Changing the number or network interface of cluster nodes requires a cluster restart. Changing data partitioning requires copying the data into a new table and renaming this over the old one. This is time consuming and does not mix well with updates. Splitting an existing cluster node requires no copying with repartitioning but shifting data between partitions does.
A consolidated status report shows the general state and level of intra-cluster traffic as count of messages and count of bytes.
Start, shutdown, backup, and package installation commands can only be issued from a single master node. Otherwise all is symmetrical.
Present State and Next Developments
The basics are now in place. Some code remains to be written for such things as distributed deadlock detection, 2-phase commit recovery cycle, management functions, etc. Some SQL operations like text index, statistics sampling, and index intersection need special support, yet to be written.
The RDF capabilities are not specifically affected by clustering except in a couple of places. Loading will be slightly revised to use larger batches of rows to minimize latency, for example.
There is a pretty much infinite world of SQL optimizations for splitting aggregates, taking advantage of co-located joins etc.

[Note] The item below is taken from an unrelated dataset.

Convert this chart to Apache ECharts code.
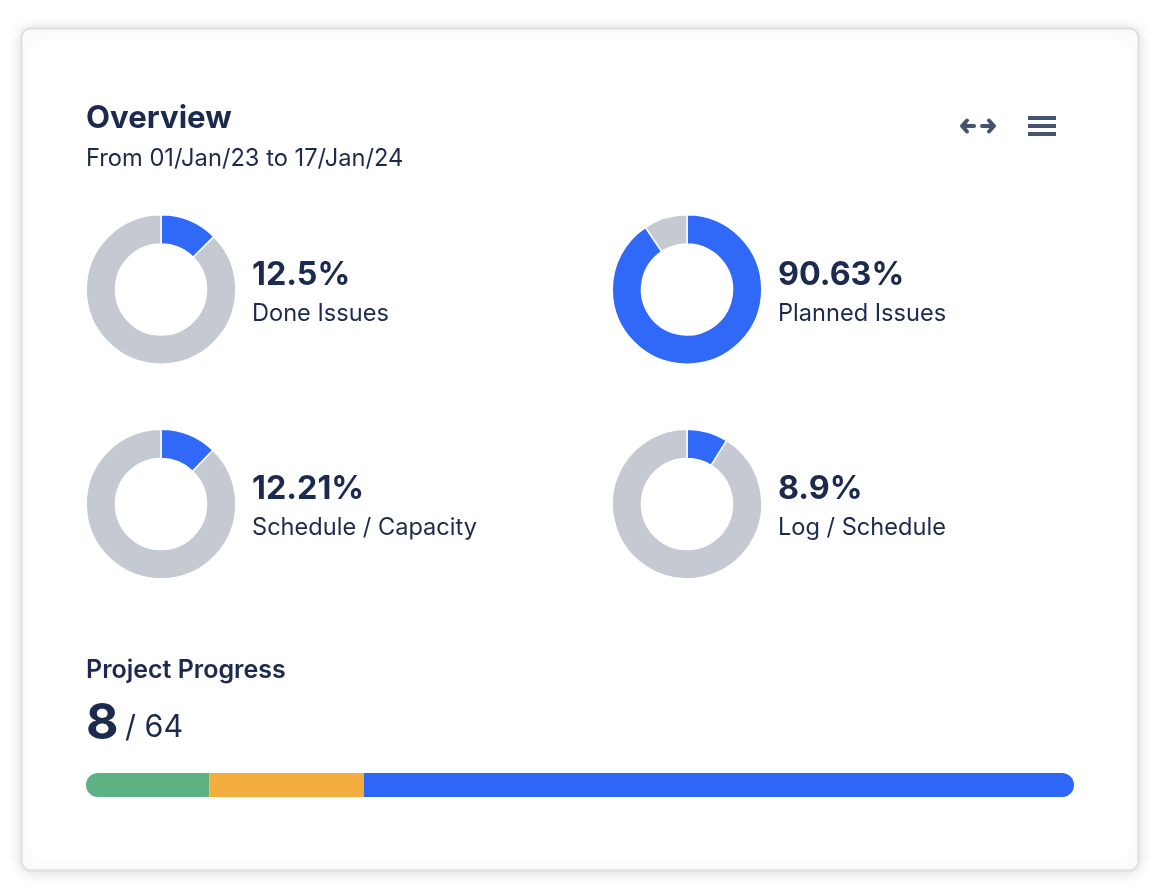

These will be added gradually. These are however not really central to the first application of RDF storage but are quite important for business intelligence, for example.
We will run some benchmarks for comparing single host and clustered Virtuoso instances over the next weeks. Some of this will be with real data, giving an estimate on when we can move some of the RDF data we presently host to the new platform. We will benchmark against Oracle and DB2 later but first we get things to work and compare against ourselves.
We roughly expect a halving in space consumption and a significant increase in single query performance and linearly scaling parallel throughput through addition of cluster nodes.
The next update will be on this blog within two weeks.